Thumbprint cookies are composed of two components: the cookie dough and the filling — and the latter presents ample opportunity for customization. Not a fan of heat? Simply omit the chipotle chile and cayenne pepper and opt for a classic chocolate ganache. Or, consider swapping out the semi-sweet chocolate for some dark chocolate or white chocolate. Alternatively, add espresso powder to the ganache for a mocha flavor. Prefer to go the store-bought route? Amp up the hazelnut flavor with a chocolate hazelnut spread, such as Nutella.

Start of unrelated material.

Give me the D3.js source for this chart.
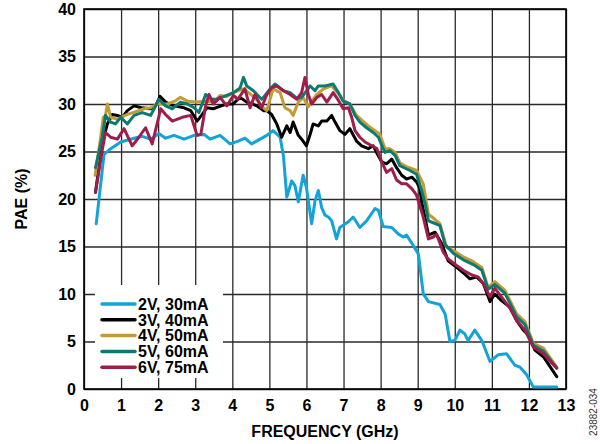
<!DOCTYPE html>
<html><head><meta charset="utf-8">
<script src="https://cdn.jsdelivr.net/npm/d3@7"></script>
<style>body{margin:0;background:#fff} svg{display:block} text{font-family:"Liberation Sans",Arial,sans-serif;}</style>
</head><body><svg id="c" width="600" height="444"></svg>
<script>
// ---- data ----
const xTicks = [0,1,2,3,4,5,6,7,8,9,10,11,12,13];
const yTicks = [0,5,10,15,20,25,30,35,40];
const xTitle = "FREQUENCY (GHz)";
const yTitle = "PAE (%)";
const seriesNames = ["2V, 30mA","3V, 40mA","4V, 50mA","5V, 60mA","6V, 75mA"];
const seriesColors = ["#12a3d9","#000000","#c39b34","#0b7b72","#a01c4a"];

const f2V = [0.33,0.54,0.72,0.99,1.35,1.57,1.8,2.02,2.2,2.43,2.7,2.97,3.24,3.4,3.67,3.94,4.16,4.34,4.52,4.75,4.93,5.1,5.29,5.38,5.47,5.6,5.69,5.78,5.91,6.0,6.14,6.23,6.32,6.41,6.5,6.59,6.68,6.81,6.9,7.13,7.26,7.44,7.62,7.85,7.94,8.07,8.3,8.48,8.61,8.7,8.88,9.02,9.15,9.29,9.6,9.74,9.87,10.0,10.14,10.27,10.36,10.54,10.73,10.95,11.17,11.4,11.62,11.76,11.94,12.12,12.75];
const pae2V = [17.4,24.7,25.3,26.0,26.4,26.6,26.3,26.9,26.4,26.7,26.3,26.7,26.8,26.3,26.7,25.8,26.1,26.4,25.8,26.3,26.7,27.2,26.5,24.5,20.2,21.9,21.4,19.7,22.5,21.2,17.4,19.8,20.9,19.1,18.3,18.1,17.7,15.8,17.0,17.6,18.1,17.0,17.7,19.0,18.8,17.1,17.0,16.3,16.0,16.2,15.1,14.2,10.0,9.2,8.9,7.9,5.0,5.1,6.2,5.8,5.1,6.2,5.1,2.9,3.6,3.7,2.5,2.3,1.5,0.2,0.2];

const f3V = [0.31,0.49,0.63,0.76,0.9,1.03,1.17,1.35,1.55,1.8,1.93,2.05,2.2,2.43,2.7,2.88,3.05,3.19,3.31,3.49,3.7,3.85,4.02,4.21,4.39,4.55,4.66,4.84,4.93,5.06,5.2,5.33,5.47,5.56,5.64,5.78,5.87,6.0,6.1,6.18,6.32,6.41,6.55,6.68,6.77,6.9,7.04,7.17,7.35,7.49,7.67,7.8,7.89,8.03,8.16,8.3,8.43,8.57,8.7,8.84,8.97,9.06,9.1,9.2,9.29,9.47,9.65,9.82,10.05,10.27,10.41,10.59,10.77,10.95,11.08,11.26,11.49,11.67,11.85,12.03,12.16,12.39,12.75];
const pae3V = [20.7,25.8,27.9,28.9,28.8,28.6,29.3,29.8,29.6,29.5,29.8,30.8,30.2,29.8,29.6,29.3,28.2,28.9,29.6,29.5,29.8,30.0,30.0,30.7,30.2,30.0,29.8,29.3,29.3,28.9,27.9,26.5,27.7,27.0,28.1,26.7,26.3,25.6,26.8,27.9,27.7,28.2,28.2,28.8,28.1,27.2,26.8,27.4,26.1,25.6,25.3,25.6,24.9,23.9,23.7,24.2,23.3,22.5,22.1,22.3,21.8,21.1,19.8,18.0,16.2,16.5,15.3,13.5,12.8,12.1,11.6,11.8,11.1,9.2,10.0,9.3,8.6,7.2,6.2,5.5,4.1,3.4,1.3];

const f4V = [0.3,0.45,0.52,0.58,0.63,0.72,0.9,1.17,1.4,1.62,1.8,1.98,2.25,2.45,2.6,2.79,3.05,3.3,3.5,3.67,3.85,4.03,4.3,4.5,4.7,4.84,4.93,5.1,5.29,5.42,5.56,5.64,5.78,5.91,6.05,6.14,6.28,6.46,6.68,6.86,6.99,7.17,7.35,7.49,7.67,7.85,7.98,8.12,8.25,8.39,8.52,8.7,8.97,9.15,9.29,9.42,9.51,9.6,9.78,9.96,10.23,10.5,10.73,10.9,11.08,11.35,11.67,11.89,12.12,12.39,12.75];
const pae4V = [22.5,26.5,28.6,28.8,30.0,28.6,28.4,28.9,29.2,29.5,29.6,30.0,30.0,30.3,30.7,30.3,30.2,30.3,30.2,30.9,30.8,31.2,31.6,31.0,30.3,29.6,29.3,31.6,31.2,29.6,29.3,28.8,30.2,30.7,29.7,30.3,31.0,31.6,31.9,31.1,30.4,30.0,28.8,28.3,27.7,27.2,26.8,25.3,25.3,24.9,23.8,23.4,23.0,21.6,18.4,18.0,17.7,17.4,14.9,14.6,13.9,13.4,12.8,10.7,11.3,10.4,7.9,7.1,4.8,4.3,2.3];

const f5V = [0.31,0.49,0.58,0.72,0.85,0.99,1.17,1.35,1.57,1.8,2.02,2.2,2.38,2.6,2.79,2.97,3.1,3.28,3.45,3.58,3.85,4.03,4.21,4.3,4.39,4.57,4.79,4.84,5.02,5.15,5.38,5.56,5.74,5.87,6.1,6.23,6.32,6.5,6.72,6.86,6.99,7.17,7.31,7.44,7.62,7.8,7.94,8.07,8.12,8.25,8.39,8.52,8.79,8.97,9.1,9.2,9.29,9.42,9.6,9.74,9.96,10.23,10.5,10.73,10.9,11.08,11.35,11.67,11.89,12.12,12.39,12.75];
const pae5V = [23.3,26.5,28.8,28.1,27.9,28.6,27.9,28.8,29.1,28.8,30.5,29.8,29.5,30.2,30.0,29.6,29.1,31.0,30.5,30.5,30.9,31.2,31.7,32.8,31.9,31.4,30.5,30.7,31.6,32.1,31.4,31.2,30.6,30.7,31.9,31.4,31.9,31.9,32.1,31.2,30.3,30.0,28.8,28.1,27.5,27.0,26.5,25.3,24.9,25.1,24.6,23.5,23.0,22.6,21.0,19.5,17.7,17.5,17.2,15.2,14.3,13.6,13.1,12.5,10.5,11.0,10.1,7.6,6.8,4.6,4.0,2.2];

const f6V = [0.31,0.49,0.58,0.72,0.9,1.08,1.3,1.48,1.66,1.84,2.07,2.2,2.38,2.65,2.88,3.05,3.15,3.28,3.37,3.49,3.67,3.85,4.03,4.15,4.34,4.48,4.61,4.79,4.93,5.06,5.2,5.38,5.56,5.74,5.87,5.96,6.05,6.14,6.28,6.41,6.55,6.72,6.86,6.99,7.13,7.22,7.31,7.44,7.58,7.76,7.9,8.03,8.16,8.3,8.43,8.57,8.7,8.84,8.97,9.15,9.29,9.42,9.51,9.69,9.82,10.05,10.23,10.46,10.63,10.77,10.95,11.08,11.22,11.49,11.67,11.89,12.12,12.39,12.75];
const pae6V = [20.7,25.1,27.0,26.5,26.3,27.4,25.6,26.5,27.5,25.8,29.5,28.9,28.2,28.6,28.8,26.7,26.8,29.8,31.0,30.0,30.7,29.8,30.9,30.5,31.6,29.6,31.0,29.6,31.0,31.7,31.9,31.4,31.0,30.5,31.2,32.8,31.0,30.0,30.7,31.0,30.2,31.2,30.4,29.5,29.6,28.6,27.2,26.5,26.0,25.6,25.3,23.9,22.8,23.2,22.0,21.6,21.6,21.1,20.4,18.1,15.8,16.0,16.3,14.4,13.7,13.0,12.5,12.0,11.8,11.1,9.7,10.6,9.9,8.5,7.2,6.2,4.4,3.7,2.2];

const seriesF = [f2V,f3V,f4V,f5V,f6V];
const seriesV = [pae2V,pae3V,pae4V,pae5V,pae6V];

// ---- drawing ----
const svg = d3.select("#c");
const L = 84, R = 566, T = 9, B = 389;
const x = d3.scaleLinear().domain([0,13]).range([L,R]);
const y = d3.scaleLinear().domain([0,40]).range([B,T]);

const gx = svg.append("g").attr("transform",`translate(0,${B})`)
  .call(d3.axisBottom(x).tickValues(xTicks).tickSize(-(B-T)).tickPadding(11).tickFormat(d3.format("d")));
const gy = svg.append("g").attr("transform",`translate(${L},0)`)
  .call(d3.axisLeft(y).tickValues(yTicks).tickSize(-(R-L)).tickPadding(8).tickFormat(d3.format("d")));
[gx,gy].forEach(g=>{
  g.select(".domain").remove();
  g.selectAll(".tick line").attr("stroke","#2a2a2a").attr("stroke-width",1.3);
  g.selectAll(".tick text").attr("fill","#000").style("font-size","16px").style("font-weight","bold");
});

// legend background
svg.append("rect").attr("x",95).attr("y",285).attr("width",128).attr("height",93).attr("fill","#fff");

// border
svg.append("rect").attr("x",L).attr("y",T).attr("width",R-L).attr("height",B-T)
  .attr("fill","none").attr("stroke","#000").attr("stroke-width",1.6);

const line = d3.line().x(d=>x(d[0])).y(d=>y(d[1])).curve(d3.curveLinear);
seriesNames.forEach((n,i)=>{
  const pts = seriesF[i].map((f,j)=>[f,seriesV[i][j]]);
  svg.append("path").datum(pts).attr("d",line).attr("fill","none")
    .attr("stroke",seriesColors[i]).attr("stroke-width",3).attr("stroke-linejoin","round").attr("stroke-linecap","round");
});

// legend
const lg = svg.append("g");
seriesNames.forEach((n,i)=>{
  const cy = 304 + i*15.8;
  lg.append("line").attr("x1",102).attr("x2",135).attr("y1",cy).attr("y2",cy)
    .attr("stroke",seriesColors[i]).attr("stroke-width",3.5).attr("stroke-linecap","round");
  lg.append("text").attr("x",138).attr("y",cy).attr("dy","0.36em").text(n)
    .style("font-size","16px").style("font-weight","bold");
});

// titles
svg.append("text").attr("x",(L+R)/2).attr("y",437).attr("text-anchor","middle")
  .style("font-size","16px").style("font-weight","bold").text(xTitle);
svg.append("text").attr("transform",`translate(27,${(T+B)/2}) rotate(-90)`).attr("text-anchor","middle")
  .style("font-size","16px").style("font-weight","bold").text(yTitle);
svg.append("text").attr("transform",`translate(597,412) rotate(-90)`).attr("text-anchor","middle")
  .style("font-size","10px").attr("fill","#333").text("23882-034");
</script></body></html>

Feeling fruity? The bright, punchy flavors of orange zest would add the perfect zing to these chile chocolate hazelnut cookies. If you're leaving out the chile, you could instead add your choice of preserves to the ganache; flavors like apple, apricot, pear, peach, and strawberry would be delicious. These preserves could be either store-bought or homemade, like a classic and easy strawberry jam.

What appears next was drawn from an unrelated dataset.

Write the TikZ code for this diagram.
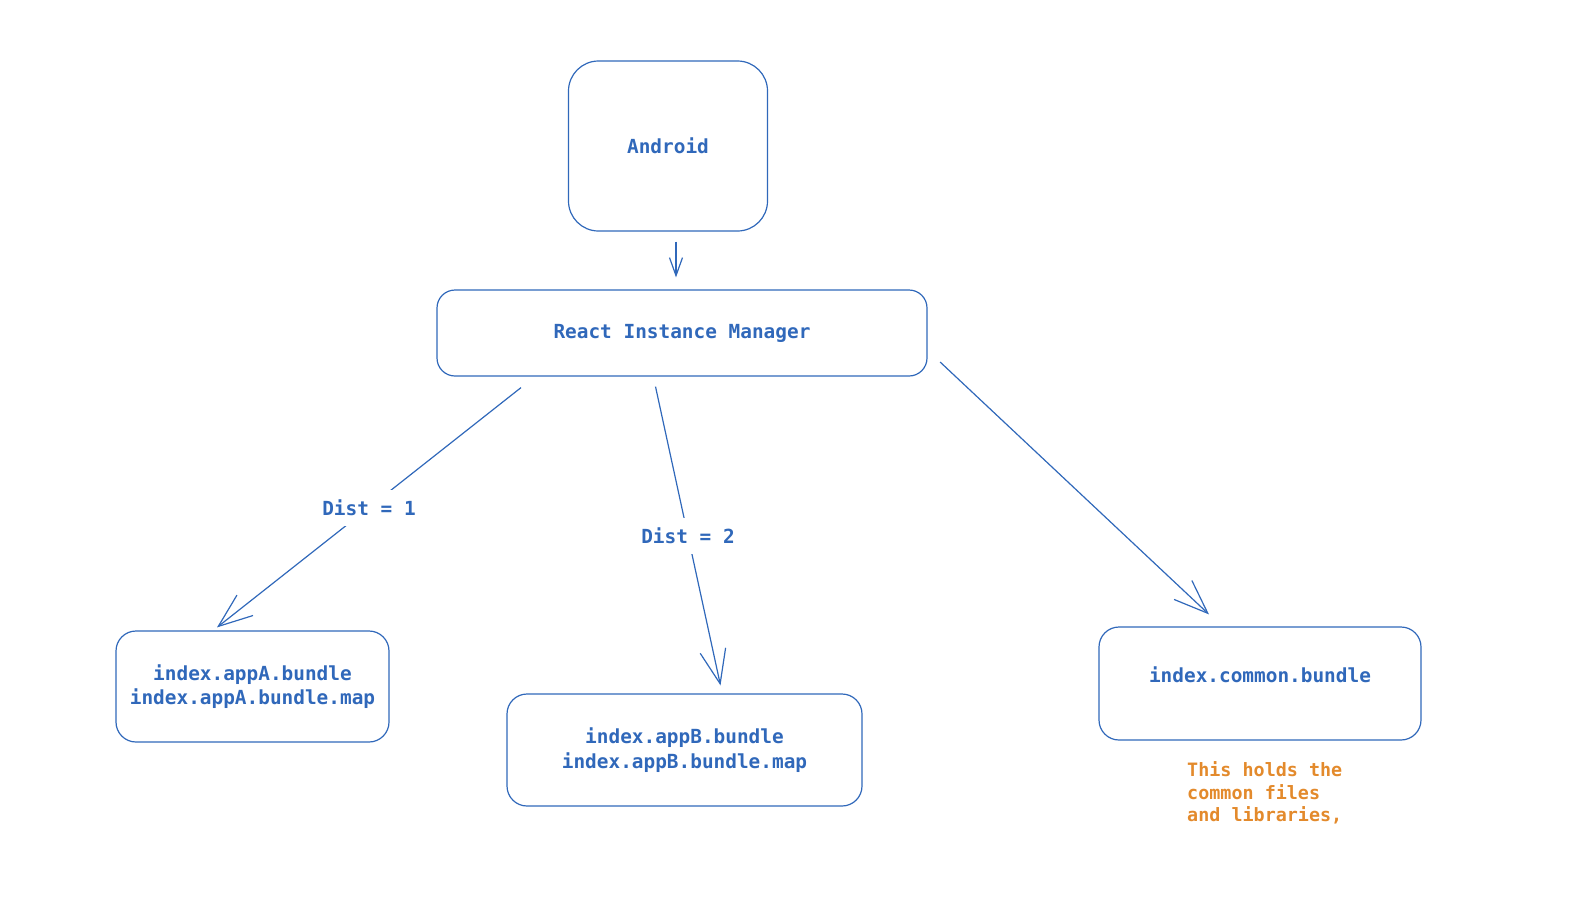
\documentclass[tikz,border=0pt]{standalone}
\usepackage{fontspec}
\setmonofont{DejaVu Sans Mono}
\usetikzlibrary{arrows.meta}
\definecolor{bundleblue}{HTML}{3068BA}
\definecolor{noteorange}{HTML}{E38A2C}

\begin{document}
\begin{tikzpicture}[x=1pt,y=-1pt,
  box/.style={draw=bundleblue,line width=1.2pt,rounded corners=20pt,text=bundleblue,
    font=\fontsize{19.4}{24.4}\selectfont\ttfamily\bfseries,align=center,inner sep=0pt},
  link/.style={draw=bundleblue,line width=1.2pt,-{Straight Barb[length=34pt,width=26pt]}},
  distlabel/.style={fill=white,text=bundleblue,font=\fontsize{19.4}{24.4}\selectfont\ttfamily\bfseries,
    minimum height=36pt,inner sep=2pt}]
\useasboundingbox (0,0) rectangle (1596,922);
\node [box,minimum width=199pt,minimum height=170pt,rounded corners=30pt] (android) at (668,146) {Android};
\node [box,minimum width=490pt,minimum height=86pt,rounded corners=18pt] (rim) at (682,333) {React Instance Manager};
\node [box,minimum width=273pt,minimum height=111pt] (appA) at (252.5,686.5) {index.appA.bundle\\index.appA.bundle.map};
\node [box,minimum width=355pt,minimum height=112pt] (appB) at (684.5,750) {index.appB.bundle\\index.appB.bundle.map};
\node [box,minimum width=322pt,minimum height=113pt] (common) at (1260,683.5) {\raisebox{17pt}{index.common.bundle}};
\node [text=noteorange,font=\fontsize{18.4}{22.4}\selectfont\ttfamily\bfseries,align=left,anchor=west,inner sep=0pt]
  (note) at (1187,793) {This holds the\\common files\\and libraries,};

% connectors
\draw [link,-{Straight Barb[length=18pt,width=13pt]}] ([shift={(8,10)}]android.south) -- ([shift={(-6,-12)}]rim.north);
\draw [link] ([shift={(-161,11)}]rim.south) -- node [distlabel] (distA) {Dist = 1} ([shift={(-35.5,-3)}]appA.north);
\draw [link] ([shift={(-26.5,10)}]rim.south) -- node [distlabel] (distB) {Dist = 2} ([shift={(36,-8)}]appB.north);
\draw [link] ([shift={(12.5,29)}]rim.east) -- ([shift={(-51,-12)}]common.north);
\end{tikzpicture}
\end{document}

How do you store chile chocolate hazelnut thumbprint cookies?

There are a few different methods of storing these chocolate chile hazelnut thumbprint cookies. If the baked cookies are not yet filled, they can be kept in an airtight container at room temperature for about a week. Unbaked hazelnut thumbprint cookie dough balls can also be frozen for over a month, then baked off whenever you are ready (just add a couple more minutes to the bake time).

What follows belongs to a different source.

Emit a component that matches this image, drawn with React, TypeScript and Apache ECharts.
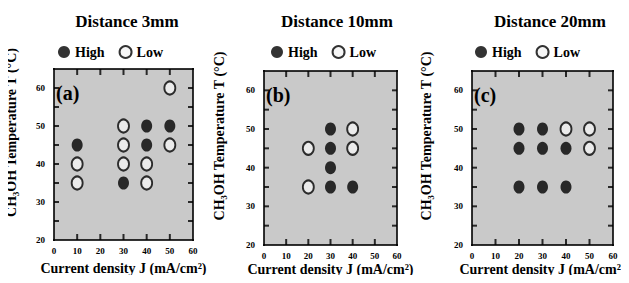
import React, { useEffect, useRef } from "react";
import * as echarts from "echarts";

const panelTitles = ["Distance 3mm", "Distance 10mm", "Distance 20mm"];
const panelTags = ["(a)", "(b)", "(c)"];
const yTicks = [20, 30, 40, 50, 60];
const xMinorTicks = [10, 20, 30, 40, 50];
const yMinorTicks = [25, 30, 35, 40, 45, 50, 55, 60];
const xRange = [0, 60];
const yRange = [20, 65];

// [J (mA/cm2), T (°C)]
const highA = [[10, 45], [30, 35], [40, 50], [40, 45], [50, 50]];
const lowA = [[10, 40], [10, 35], [30, 50], [30, 45], [30, 40], [40, 40], [40, 35], [50, 60], [50, 45]];
const highB = [[30, 50], [30, 45], [30, 40], [30, 35], [40, 35]];
const lowB = [[20, 45], [20, 35], [40, 50], [40, 45]];
const highC = [[20, 50], [30, 50], [20, 45], [30, 45], [40, 45], [20, 35], [30, 35], [40, 35]];
const lowC = [[40, 50], [50, 50], [50, 45]];

const highs = [highA, highB, highC];
const lows = [lowA, lowB, lowC];

const grids = [
  { left: 54, top: 69, width: 139, height: 171 },
  { left: 264, top: 71, width: 133, height: 174 },
  { left: 472, top: 71, width: 141, height: 174 },
];
const titleX = [122, 332, 545];
const legendX = [53, 266, 470];
const yTitleX = [11, 219, 426];
const xNameGap = [21, 17, 17];

const FONT = "'Liberation Serif', 'Times New Roman', serif";

const bgItem = (_params: any, api: any) => {
  const p0 = api.coord([xRange[0], yRange[0]]);
  const p1 = api.coord([xRange[1], yRange[1]]);
  return {
    type: "rect",
    shape: { x: p0[0], y: p1[1], width: p1[0] - p0[0], height: p0[1] - p1[1] },
    style: { fill: "#c9c9c9" },
  };
};

export default function App() {
  const ref = useRef<HTMLDivElement>(null);
  useEffect(() => {
    if (!ref.current) return;
    const chart = echarts.init(ref.current, null, { renderer: "svg" });
    const xAxis: any[] = [];
    const yAxis: any[] = [];
    const series: any[] = [];
    const graphic: any[] = [];
    const xMid = (xRange[0] + xRange[1]) / 2;
    const yMid = (yRange[0] + yRange[1]) / 2;
    grids.forEach((g, i) => {
      xAxis.push({
        gridIndex: i, type: "value", min: xRange[0], max: xRange[1], interval: 10, position: "bottom",
        axisLine: { show: false }, axisTick: { show: false },
        axisLabel: { color: "#000", fontFamily: FONT, fontWeight: "bold", fontSize: 9, margin: 6 },
        splitLine: { show: false },
        name: "Current density J (mA/cm²)", nameLocation: "middle", nameGap: xNameGap[i],
        nameMoveOverlap: false,
        nameTextStyle: { color: "#000", fontFamily: FONT, fontWeight: "bold", fontSize: 14 },
      });
      yAxis.push({
        gridIndex: i, type: "value", min: yRange[0], max: yRange[1], interval: 5, position: "left",
        axisLine: { show: false }, axisTick: { show: false },
        axisLabel: {
          color: "#000", fontFamily: FONT, fontWeight: "bold", fontSize: 9, margin: 9,
          formatter: (v: number) => (yTicks.includes(v) ? String(v) : ""),
        },
        splitLine: { show: false },
      });
      const common = {
        type: "scatter", xAxisIndex: i, yAxisIndex: i, clip: false, silent: true,
        symbol: "rect", itemStyle: { color: "#000000" }, z: 2,
      };
      series.push({
        type: "custom", coordinateSystem: "cartesian2d", xAxisIndex: i, yAxisIndex: i,
        z: 1, clip: false, silent: true, data: [[xRange[0], yRange[0]]], renderItem: bgItem,
      });
      // frame: horizontal edges
      series.push({ ...common, data: [[xMid, yRange[0]], [xMid, yRange[1]]], symbolSize: [g.width + 2, 2] });
      // frame: vertical edges
      series.push({ ...common, data: [[xRange[0], yMid], [xRange[1], yMid]], symbolSize: [2, g.height + 2] });
      // inside ticks
      series.push({ ...common, data: xMinorTicks.map((v) => [v, yRange[0]]), symbolSize: [2, 6], symbolOffset: [0, -3] });
      series.push({ ...common, data: xMinorTicks.map((v) => [v, yRange[1]]), symbolSize: [2, 6], symbolOffset: [0, 3] });
      series.push({ ...common, data: yMinorTicks.map((v) => [xRange[0], v]), symbolSize: [5, 2], symbolOffset: [2.5, 0] });
      series.push({ ...common, data: yMinorTicks.map((v) => [xRange[1], v]), symbolSize: [5, 2], symbolOffset: [-2.5, 0] });
      series.push({
        name: "High", type: "scatter", xAxisIndex: i, yAxisIndex: i, z: 3,
        data: highs[i], symbol: "circle", symbolSize: [11, 13],
        itemStyle: { color: "#000" },
      });
      series.push({
        name: "Low", type: "scatter", xAxisIndex: i, yAxisIndex: i, z: 3,
        data: lows[i], symbol: "circle", symbolSize: [11, 13],
        itemStyle: { color: "#f4f4f4", borderColor: "#000", borderWidth: 2 },
      });
      graphic.push({
        type: "text", left: g.left + 2, top: g.top + 14, z: 10,
        style: { text: panelTags[i], fill: "#000", font: `bold 20px ${FONT}` },
      });
      graphic.push({
        type: "text", x: yTitleX[i], y: g.top + g.height / 2 - 22, rotation: Math.PI / 2,
        style: {
          text: "CH₃OH Temperature T (°C)", fill: "#000", font: `bold 14px ${FONT}`,
          align: "center", verticalAlign: "middle",
        },
      });
    });
    chart.setOption({
      animation: false,
      backgroundColor: "#ffffff",
      title: panelTitles.map((t, i) => ({
        text: t, left: titleX[i], top: 8, textAlign: "center",
        textStyle: { color: "#000", fontFamily: FONT, fontWeight: "bold", fontSize: 17 },
      })),
      legend: legendX.map((x) => ({
        left: x, top: 40, itemWidth: 12, itemHeight: 13, itemGap: 14,
        data: [
          { name: "High", icon: "circle" },
          { name: "Low", icon: "circle" },
        ],
        textStyle: { color: "#000", fontFamily: FONT, fontWeight: "bold", fontSize: 14 },
      })),
      grid: grids.map((g) => ({ ...g, containLabel: false, show: false })),
      xAxis, yAxis, series, graphic,
    });
    return () => chart.dispose();
  }, []);
  return <div ref={ref} style={{ width: 629, height: 283, margin: -8 }} />;
}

Due to the presence of dairy, if the thumbprint cookies have already been filled with the chocolate ganache, they can only be kept at room temperature for up to 48 hours. After that, they will need to be refrigerated or frozen. The ganache-filled hazelnut thumbprint cookies can last up to 2 weeks in the fridge. If frozen, the cookies can last a month or longer. To prevent the thumbprint cookies from sticking together, freeze them on a tray or plate before transferring to an airtight container.

Chile Chocolate Hazelnut Thumbprint Cookies Recipe
4.9 from 10 ratings
Cinnamon, cayenne, and chipotle powder add a tingly spice to these unique cookies, made extra sophisticated with crushed hazelnuts and silky chocolate ganache.
Prep Time
1.75
hours
Cook Time
30
minutes
Servings
24
cookies
Chile chocolate hazelnut thumbprint cookies on a countertop, with scattered hazelnuts and cayenne powder
Total time: 2 hours, 15 minutes
Ingredients
  • For the cookies
  • ¾ cup hazelnuts, divided
  • ½ cup (1 stick) butter, softened
  • ½ cup granulated sugar
  • 1 large egg yolk
  • 1 teaspoon vanilla extract
  • ¼ teaspoon kosher salt
  • 1 ½ cups all-purpose flour
  • For the chile chocolate ganache
  • 3 ounces semi-sweet chocolate, chopped finely
  • 2 ounces heavy cream
  • ¼ teaspoon cayenne pepper
  • ¼ teaspoon chipotle chile powder
  • ¹⁄₁₆ teaspoon cinnamon
  • 1 pinch salt
Directions
  1. Preheat oven to 350 F.
  2. Toast ¾ cup hazelnuts in the oven for 10-12 minutes.
  3. Let nuts cool for 5 minutes, then pulse ½ cup of them in a food processor until finely ground and flour-like.
  4. Add remaining ¼ cup hazelnuts to a plastic bag and crush into course pieces using a pestle or the end of a rolling pin.
  5. In a mixing bowl, cream together the butter and sugar.
  6. Add egg yolk, vanilla, and salt. Stir to combine.
  7. Add all-purpose flour and hazelnut flour from step 3.
  8. Mix until a dough forms.
  9. Wrap dough in plastic wrap and pat into a disc shape. Refrigerate until firm, about 1 hour.
  10. Separate cookie dough into tablespoon-sized portions (weighing about 20 grams each).
  11. Roll dough pieces into balls.
  12. Coat dough balls in coarsely crushed hazelnuts, arrange on a parchment-lined baking sheet, and bake for 8 minutes at 350 F.
  13. Remove cookies from the oven and make a thumbprint-shaped indent in each using a ¼ teaspoon measuring spoon.
  14. Bake for another 8-10 minutes.
  15. Remove from the oven. If the indents have filled back in, use the same measuring spoon to redefine the thumbprint shape.
  16. Let cookies rest on the baking tray for 5 minutes before transferring to a wire rack to cool completely.
  17. To make the ganache, chop chocolate into fine shards and set aside in a heat-proof bowl.
  18. Add heavy cream to a small saucepan and place on the stovetop over medium heat until it just begins to simmer.
  19. Pour hot cream in the bowl over the chocolate and let sit for 3 minutes to allow chocolate to melt.
  20. Add cayenne, chipotle chile powder, cinnamon, and a pinch of salt, and stir the mixture until smooth. Taste and add more cayenne for extra heat, if desired.
  21. Using a piping bag or a spoon, pipe or dollop the ganache into the "thumbprints" while the ganache is still warm.
  22. Serve cookies right away, or keep in a sealed container for 2-3 days at room temperature or up to 1 week in the fridge.